ALCOOLODÉPENDANCE : Supprimer la récompense en ciblant quelques neurones
Ces scientifiques de University of North Carolina viennent de découvrir un circuit neuronal clé qui régule la consommation d'alcool : l'activité d'un groupe particulier de neurones dans une zone cérébrale spécifique semble en effet déterminer la préférence pour l'éthanol. Cette découverte, documentée dans le Journal of Neuroscience ouvre une piste prometteuse pour réduire l’appétence pour l’alcool, mais permet aussi de mieux comprendre le passage d’une consommation occasionnelle à une dépendance problématique.
On sait qu’une zone du cerveau, le noyau central de l'amygdale joue un rôle important dans la consommation d'alcool- et dans d’autres troubles émotionnels. On connait moins les types de cellules cérébrales et leurs projections dans d'autres zones du cerveau qui sont impliqués dans ces comportements. Cette équipe de l’Université de Caroline du Nord vient d’identifier des neurones spécifiques dans le noyau central de l'amygdale impliqués dans la « récompense » liée à la consommation d'alcool. Et de ces neurones « partent » des projections qui forment un circuit neural clé dans la consommation d’alcool.
Ces neurones activent, avec l'alcool, le système de récompense
Quels neurones ? Il s’agit des neurones à neurotensine (en vert sur visuel), présents dans le noyau central de l'amygdale : les chercheurs montrent chez des souris mâles, que ces neurones sont activés par la consommation d'éthanol in vivo et que l'ablation génétique de ces neurones permet de réduire et la consommation et la préférence d'éthanol chez des animaux non dépendants. De plus, cette « ablation » ne semble pas avoir d’impact sur la préférence pour les sucres.
Quel circuit ? Les chercheurs montrent également que les projections les plus robustes de ces neurones à neurotensine de l’amygdale partent vers le noyau parabrachial, une zone du cerveau déjà documentée comme impliquée dans les comportements alimentaires, l'aversion à certains goûts et l'alerte. Lorsque les scientifiques stimulent par optogénétique ces projections neuronales, la consommation d'éthanol (et de solutions de saccharose et de saccharine) augmente. Ces données suggèrent que ce circuit influence l'expression des phénotypes liés à la récompense et favorise la consommation d'éthanol et de fluides agréables au goût.
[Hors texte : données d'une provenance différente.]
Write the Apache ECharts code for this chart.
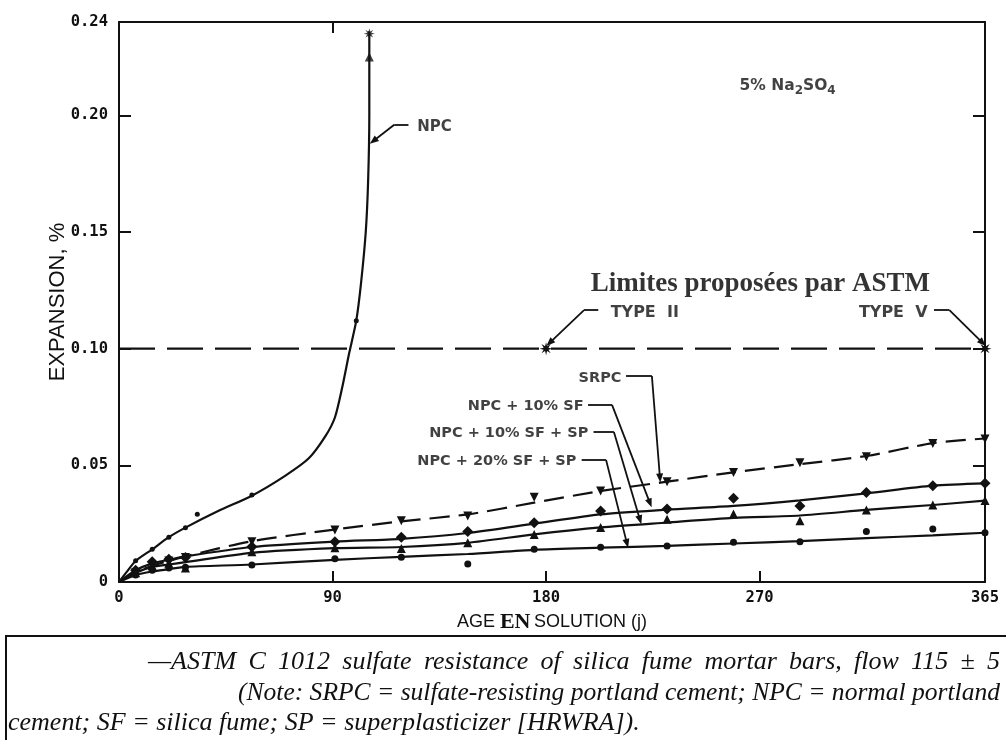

De premiers résultats expérimentaux mais prometteurs : le fait que ces neurones activent le système de récompense, que des niveaux extrêmement faibles de consommation d'alcool activent ces cellules, et que l'activation de ces neurones conduisent à l’augmentation de la consommation d’alcool suggère qu'ils constituent une cible prometteuse pour lutter contre l’alcoolodépendance, explique l'auteur principal, le Dr Zoe McElligott, professeur de psychiatrie et de pharmacologie. « En comprenant la fonction de ce circuit, nous pourrons mieux prédire ce qui se passe dans le cerveau des personnes qui passent d'une consommation occasionnelle à une consommation régulière et excessive ».
Dans cette étude, les chercheurs ont utilisé des technologies génétiques pour montrer que des lésions ou l'ablation sélective des neurones à neurotensine de l’amygdale permettaient de réduire la consommation d’alcool chez l’animal, sans « toucher » à d’autres neurones ou modifier d’autres comportements. Ce traitement ne semble pas non plus affecter la consommation d'autres liquides sucrés. De longues recherches seront encore nécessaires pour valider ces premiers résultats chez l’Homme. En particulier il reste à découvrir quelles populations de neurones dans le noyau parabrachial reçoivent les entrées ou projections de ces neurones.
Mais, à terme, comprendre intégralement comment fonctionne ce circuit, pourrait être la clé pour aider les personnes souffrant de troubles liés à la consommation d'alcool.